Structure as a resource, not a burden: While other parallel methods ignore or struggle with the topological constraint of shared vertices between adjacent faces, FlashMesh leverages it through the label head and vertex replication, which is the key to improving quality.
Pure speedup with zero quality cost: Since the verification phase uses the backbone, the final output distribution is theoretically faithful to the original autoregressive model. This makes the gain "cleaner" than mesh acceleration methods (like XSpecMesh or Iflame) that compromise fidelity.

Limitations & Future Work¶

The model still inherits the inherent flaws of autoregressive models, such as sensitivity to early prediction errors that propagate through the sequence. Future work could explore hybrid decoding or more explicit geometric priors to improve robustness.
The "up to 2×" speedup was achieved on the 2B model; it is ×1.83 for 1B and only ×1.47 for 0.5B with a slight quality drop. The 2× marketing claim should be interpreted alongside model scale.
Evaluation was limited to 500 meshes each from ShapeNetV2 and gObjaverse, and complex meshes (>10,000 faces) were excluded. Performance on high-face-count or non-manifold topologies is unknown.
The correction mechanism relies on the assumption of shared vertices in adjacent faces. Its validity for mesh styles that intentionally do not share vertices (e.g., some CAD/hard-surface parts) was not discussed.
Key details (split node definitions, specific three-layer speculation workflows) were relegated to the supplementary material, making the main text less self-contained and increasing reproduction difficulty, exacerbated by the lack of open-source code.

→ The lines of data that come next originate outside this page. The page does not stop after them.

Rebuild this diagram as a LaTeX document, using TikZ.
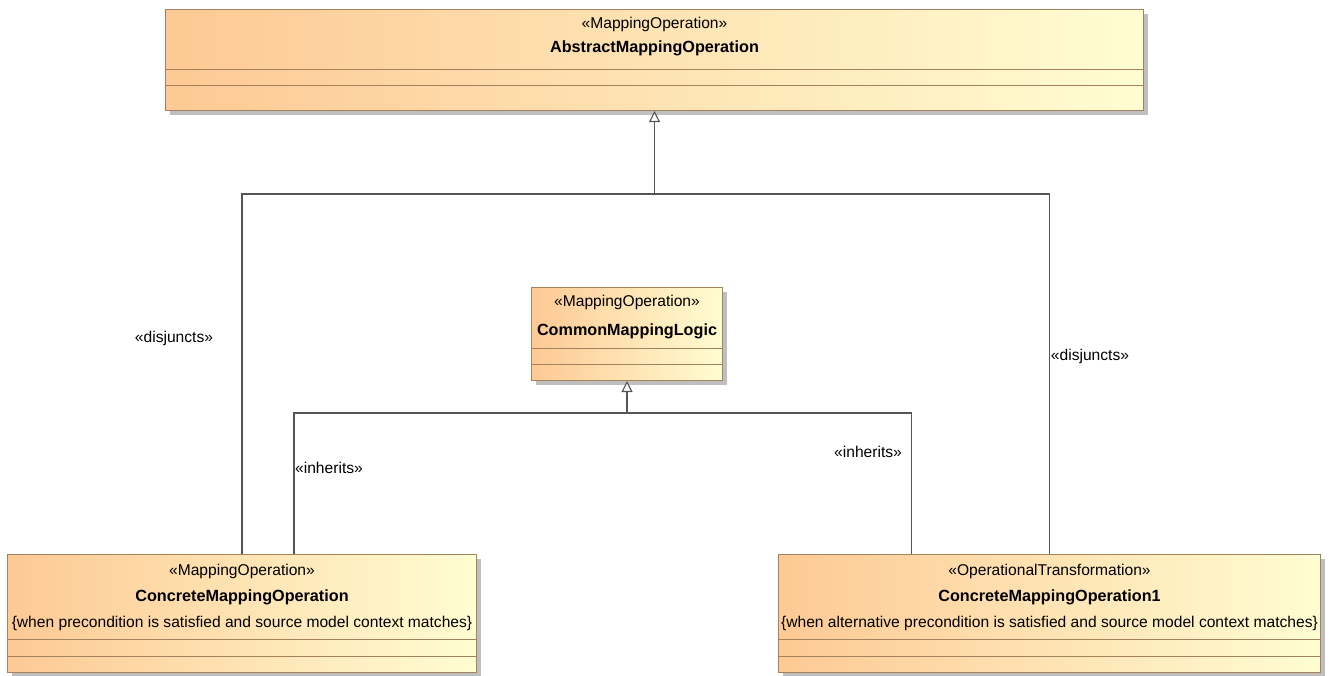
\documentclass[tikz,border=0pt]{standalone}
\usepackage{fontspec}
\setmainfont{Liberation Sans}
\usepackage{tikz}
\usetikzlibrary{positioning,arrows.meta,shadows,calc}
\definecolor{clsleft}{HTML}{FDC994}
\definecolor{clsright}{HTML}{FFFDD2}
\definecolor{clsline}{HTML}{A4825E}
\definecolor{connline}{HTML}{555555}
\newcommand{\stereo}[1]{\fontsize{15.6pt}{18pt}\selectfont\guillemotleft #1\guillemotright}
\newcommand{\clsname}[1]{\fontsize{16.2pt}{19pt}\selectfont\bfseries #1}

\begin{document}
\begin{tikzpicture}[x=1pt,y=-1pt,
    cls/.style={shape=rectangle, draw=clsline, line width=1pt, left color=clsleft, right color=clsright, anchor=north west, inner sep=0pt,
      drop shadow={shadow xshift=4pt, shadow yshift=-4pt, fill=black!25, opacity=1}},
    div/.style={draw=clsline, line width=1pt},
    txt/.style={inner sep=0pt, anchor=center},
    conn/.style={draw=connline, line width=1.1pt},
    gen/.style={conn, -{Triangle[open, length=11pt, width=11pt, fill=white]}},
  ]
    \useasboundingbox (0,0) rectangle (1329,675);
    \node[cls, minimum width=978pt, minimum height=101pt] (amo) at (165,9) {};
    \node[cls, minimum width=191pt, minimum height=93pt] (cml) at (531,287) {};
    \node[cls, minimum width=469pt, minimum height=118pt] (cmo) at (7,554) {};
    \node[cls, minimum width=542pt, minimum height=118pt] (cmo1) at (778,554) {};
    \draw[div] (amo.west |- 0,69) -- (amo.east |- 0,69) (amo.west |- 0,85) -- (amo.east |- 0,85);
    \draw[div] (cml.west |- 0,348) -- (cml.east |- 0,348) (cml.west |- 0,364) -- (cml.east |- 0,364);
    \draw[div] (cmo.west |- 0,639) -- (cmo.east |- 0,639) (cmo.west |- 0,656) -- (cmo.east |- 0,656);
    \draw[div] (cmo1.west |- 0,639) -- (cmo1.east |- 0,639) (cmo1.west |- 0,656) -- (cmo1.east |- 0,656);
    \node[txt] (amo-st) at ([yshift=-15pt]amo.north) {\stereo{MappingOperation}};
    \node[txt] (amo-nm) at ([yshift=-39pt]amo.north) {\clsname{AbstractMappingOperation}};
    \node[txt] (cml-st) at ([yshift=-15pt]cml.north) {\stereo{MappingOperation}};
    \node[txt] (cml-nm) at ([yshift=-44pt]cml.north) {\clsname{CommonMappingLogic}};
    \node[txt] (cmo-st) at ([yshift=-17pt]cmo.north) {\stereo{MappingOperation}};
    \node[txt] (cmo-nm) at ([yshift=-43pt]cmo.north) {\clsname{ConcreteMappingOperation}};
    \node[txt] (cmo-cn) at ([yshift=-69pt]cmo.north) {\fontsize{15.6pt}{18pt}\selectfont\{when precondition is satisfied and source model context matches\}};
    \node[txt] (cmo1-st) at ([yshift=-17pt]cmo1.north) {\stereo{OperationalTransformation}};
    \node[txt] (cmo1-nm) at ([yshift=-43pt]cmo1.north) {\clsname{ConcreteMappingOperation1}};
    \node[txt] (cmo1-cn) at ([yshift=-69pt]cmo1.north) {\fontsize{15.6pt}{18pt}\selectfont\{when alternative precondition is satisfied and source model context matches\}};
    \coordinate (dj) at (amo.south |- 0,194);
    \coordinate (ih) at (cml.south |- 0,413);
    \draw[conn] (cmo.north) -- (cmo.north |- dj) -- (cmo1.north |- dj) -- (cmo1.north);
    \draw[gen] (dj) -- (amo.south);
    \draw[conn] ([xshift=52pt]cmo.north) |- (ih) -| ([xshift=-138pt]cmo1.north);
    \draw[gen] (ih) -- (cml.south);
    \node[txt] (dj-l) at (174,338) {\stereo{disjuncts}};
    \node[txt] (dj-r) at (1090,356) {\stereo{disjuncts}};
    \node[txt] (ih-l) at (329,468) {\stereo{inherits}};
    \node[txt] (ih-r) at (868,452) {\stereo{inherits}};
  \end{tikzpicture}
\end{document}
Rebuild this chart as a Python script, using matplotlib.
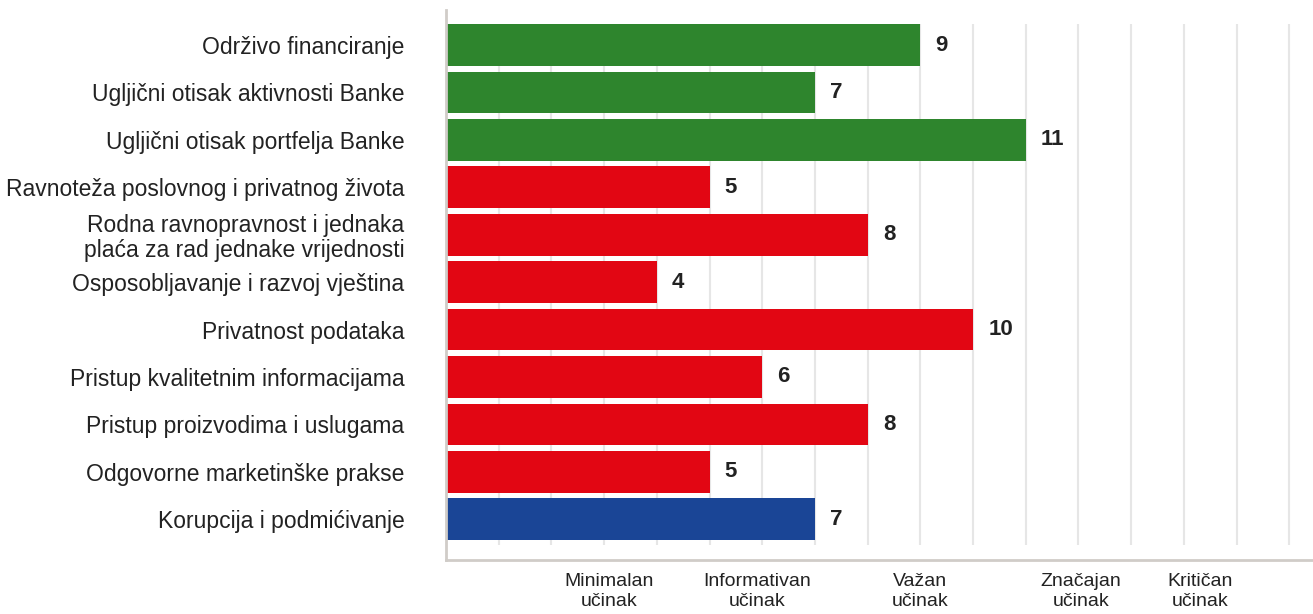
import matplotlib
matplotlib.use("Agg")
import matplotlib.pyplot as plt
from matplotlib import font_manager

categories = [
    "Održivo financiranje",
    "Ugljični otisak aktivnosti Banke",
    "Ugljični otisak portfelja Banke",
    "Ravnoteža poslovnog i privatnog života",
    "Rodna ravnopravnost i jednaka\nplaća za rad jednake vrijednosti",
    "Osposobljavanje i razvoj vještina",
    "Privatnost podataka",
    "Pristup kvalitetnim informacijama",
    "Pristup proizvodima i uslugama",
    "Odgovorne marketinške prakse",
    "Korupcija i podmićivanje",
]
values = [9, 7, 11, 5, 8, 4, 10, 6, 8, 5, 7]
groups = ["E", "E", "E", "S", "S", "S", "S", "S", "S", "S", "G"]
group_colors = {"E": "#2E852D", "S": "#E20613", "G": "#1A4596"}

tick_labels = ["Minimalan\nučinak", "Informativan\nučinak", "Važan\nučinak",
               "Značajan\nučinak", "Kritičan\nučinak"]
tick_positions = [3.1, 5.9, 9.0, 12.05, 14.3]
grid_positions = list(range(1, 17))

names = {f.name for f in font_manager.fontManager.ttflist}
narrow = "Liberation Sans Narrow" if "Liberation Sans Narrow" in names else "Liberation Sans"

plt.rcParams["font.family"] = ["Liberation Sans", "DejaVu Sans"]

fig = plt.figure(figsize=(13.13, 6.14), dpi=100)
ax = fig.add_axes([446 / 1313, 54 / 614, 1 - 446 / 1313, 550 / 614])

y = list(range(len(categories)))
ax.vlines(grid_positions, -0.45, len(categories) - 0.45, colors="#e6e6e6",
          linewidth=1.5, zorder=0)
bars = ax.barh(y, values, height=0.88, color=[group_colors[g] for g in groups],
               zorder=2)

for yi, v in zip(y, values):
    ax.annotate(str(v), xy=(v, yi), xytext=(11, 0), textcoords="offset points",
                ha="left", va="center", fontsize=16, fontweight="bold",
                color="#222222")

ax.set_xlim(0, 16.45)
ax.set_ylim(10.86, -0.74)
ax.set_yticks(y)
ax.set_yticklabels(categories, fontsize=16.5, color="#222222",
                   linespacing=1.1)
ax.tick_params(axis="y", length=0, pad=30)
ax.set_xticks(tick_positions)
ax.set_xticklabels(tick_labels, fontsize=14, color="#222222",
                   family=[narrow, "DejaVu Sans"], linespacing=1.3)
ax.tick_params(axis="x", length=0, pad=9)

for s in ["top", "right"]:
    ax.spines[s].set_visible(False)
for s in ["left", "bottom"]:
    ax.spines[s].set_color("#d0ccc8")
    ax.spines[s].set_linewidth(2)

fig.savefig("out.png", dpi=100)
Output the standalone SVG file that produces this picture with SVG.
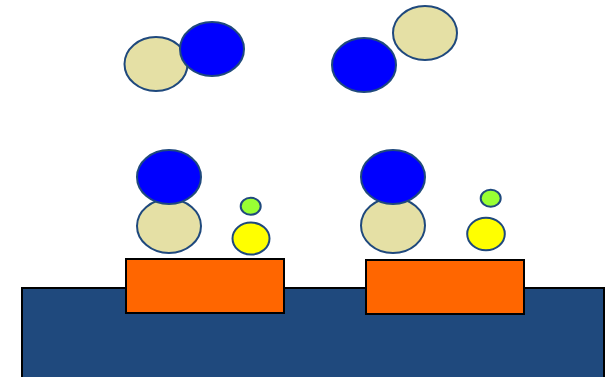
<svg xmlns="http://www.w3.org/2000/svg" width="614" height="377" viewBox="0 0 614 377">
<style>
.ball{stroke:#1F497D;stroke-width:2}
.tan{fill:#E5E0A5}
.blue{fill:#0000FF}
.green{fill:#99FF33}
.yellow{fill:#FFFF00}
.pad{fill:#FF6600;stroke:#000;stroke-width:2}
</style>
<rect width="614" height="377" fill="#FFFFFF"/>
<g id="substrate"><rect x="22" y="288" width="582" height="92" fill="#1F497D" stroke="#000" stroke-width="2"/></g>
<g id="pad-left"><rect class="pad" x="126" y="259" width="158" height="54"/></g>
<g id="pad-right"><rect class="pad" x="366" y="260" width="158" height="54"/></g>
<g id="pair-top-left">
<ellipse class="ball tan" cx="156" cy="64" rx="31.5" ry="27"/>
<ellipse class="ball blue" cx="212" cy="49" rx="32" ry="27"/>
</g>
<g id="pair-top-right">
<ellipse class="ball blue" cx="364" cy="65" rx="32" ry="27"/>
<ellipse class="ball tan" cx="425" cy="33" rx="32" ry="27"/>
</g>
<g id="stack-left">
<ellipse class="ball tan" cx="169" cy="226" rx="32" ry="27"/>
<ellipse class="ball blue" cx="169" cy="177" rx="32" ry="27"/>
</g>
<g id="stack-right">
<ellipse class="ball tan" cx="393" cy="225.5" rx="32" ry="27.5"/>
<ellipse class="ball blue" cx="393" cy="177" rx="32" ry="27"/>
</g>
<g id="small-left">
<ellipse class="ball green" cx="250.7" cy="206.3" rx="10" ry="8.5"/>
<ellipse class="ball yellow" cx="251" cy="238.5" rx="18.5" ry="16"/>
</g>
<g id="small-right">
<ellipse class="ball green" cx="490.7" cy="198.3" rx="10" ry="8.5"/>
<ellipse class="ball yellow" cx="486" cy="234" rx="18.8" ry="16.2"/>
</g>
<g id="connectors"/>
</svg>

vs Meshtron: Meshtron introduced the Hourglass Transformer to decompose generation into face/vertex/coordinate hierarchies and serves as the baseline for FlashMesh. FlashMesh adds parallelization via speculation and correction without altering the generative foundation, allowing quality to hold steady or improve.
vs XSpecMesh / Iflame: These also aim to accelerate mesh synthesis. XSpecMesh uses LoRA-tuned draft models, and Iflame uses interleaved decoding, but both often sacrifice geometric fidelity. FlashMesh's correct + verify stages are specifically designed to preserve geometric consistency.
vs LLM Speculative Decoding: They share the same origin—parallel draft prediction verified by a main model. The difference lies in the mesh's hierarchical structure and Hourglass architecture, requiring FlashMesh to redesign the SP/HF-Blocks and add a geometric correction step absent in text.
vs BPT / TreeMeshGPT / EdgeRunner (Token Compression): These methods accelerate by shortening sequences via compression, which fundamentally loses quality and is currently incompatible with the FlashMesh framework. Theoretically, these "orthogonal" approaches could be combined in the future.

Rating¶

Novelty: ⭐⭐⭐⭐ Systematically adapts speculative decoding to hierarchical mesh architectures with geometric correction; clear logic, though the paradigm is inherited from LLMs.
Experimental Thoroughness: ⭐⭐⭐⭐ Includes 4 baselines, 3 scales, and multiple ablations for speed/quality; however, the evaluated mesh scale is small, complex meshes were filtered, and details are hidden in supplementary material.
Writing Quality: ⭐⭐⭐⭐ The predict-correct-verify narrative is clear and formulas are complete, though pushing core definitions like split nodes to the supplement affects self-consistency.
Value: ⭐⭐⭐⭐ Provides a plug-and-play route for nearly 2× speedup without quality loss in autoregressive mesh generation, offering significant utility for interactive 3D content creation.